A WILDE RIDE WITH A BOLTER

 

 

Beneath the artful fan-shapes of the set, gloriously coloured bustles and ruffles flit between black tailcoats and epigrams ping around the room like flicked rubber-bands. The real delight, though, is in the detail: as the Oscar Wilde season rolls elegantly on it is Kathy Burke’s mischievous, witty direction (and wise pruning of some overlong Wilde persiflage) which brings this tale back to life. There’s a wonderful fleeting portrait gag, a priceless unexpected hereditary snort, once a cheeky glimpse of homoerotic flirtation almost out of sight on the terrace and a cherishable entr’acte music-hall number which Burke has lovingly written for Jennifer Saunders’ matriarchal monster . In which Ami Metcalfe in a maid’s outfit doing percussion offers the most suggestive deployment of a triangle yet seen in the West End.

 

 

It is fun, for all the melodramatic seriousness of the tale, and Wilde’s banked-down fury at the hypocrisy of his time. The lightness of touch keeps a modern audience enchanted, and enables us to suspend mere gawps of absurdity at the Edwardian concepts of female “ruin” (caught visiting a Man!) and the need for a once-fallen woman to claw her way back into the “society” of the frankly idle rich. Tiresomely virtuous young Lady Windermere (Grace Molony) sees everything in black and white and is made suspicious of her husband’s calls on the elegantly cougarish Mrs Erlynne, little suspecting that the lady is in fact the mother she had presumed dead but who was in fact that shocking thing, a bolter. Lord W – a nicely geeky Joshua James – is actually trying to save his wife from this fearful knowledge.

 
But it is Mrs E herself who, at the expense of her own social and economic ambitions, saves the naive young woman from repeating her error and running off with one of WIlde’s identikit, epigrammatic young lordlings.
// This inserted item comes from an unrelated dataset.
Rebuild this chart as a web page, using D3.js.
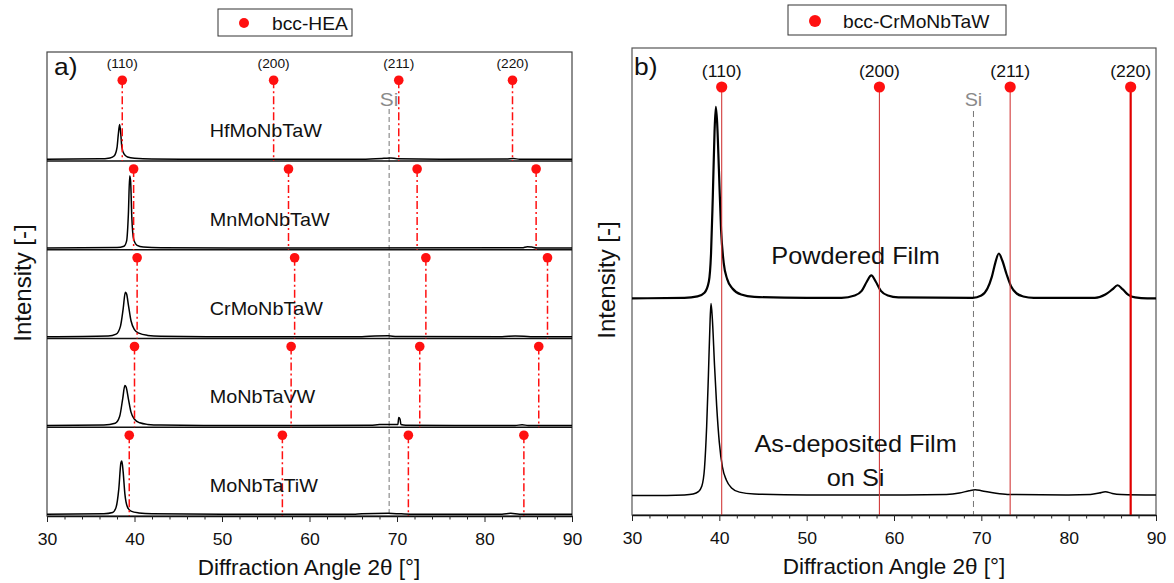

Who are, by the way, in the late night all-men scene, hilarious.

 

Key to the play’s success is of course the fallen woman, and Samantha Spiro is as magnetic as ever: sometimes brittle, a knowing cynic who has dyed her hair and made the best of her disgrace, sometimes defensive, but in the big, desperate scene with her daughter lets it all fall away from her to reveal naked, passionate self-sacrificing honesty. Her plea for the silly girl to go back to her baby silences the theatre. And one perhaps remembers that Wilde had a wife and children, and was to suffer the loss of them.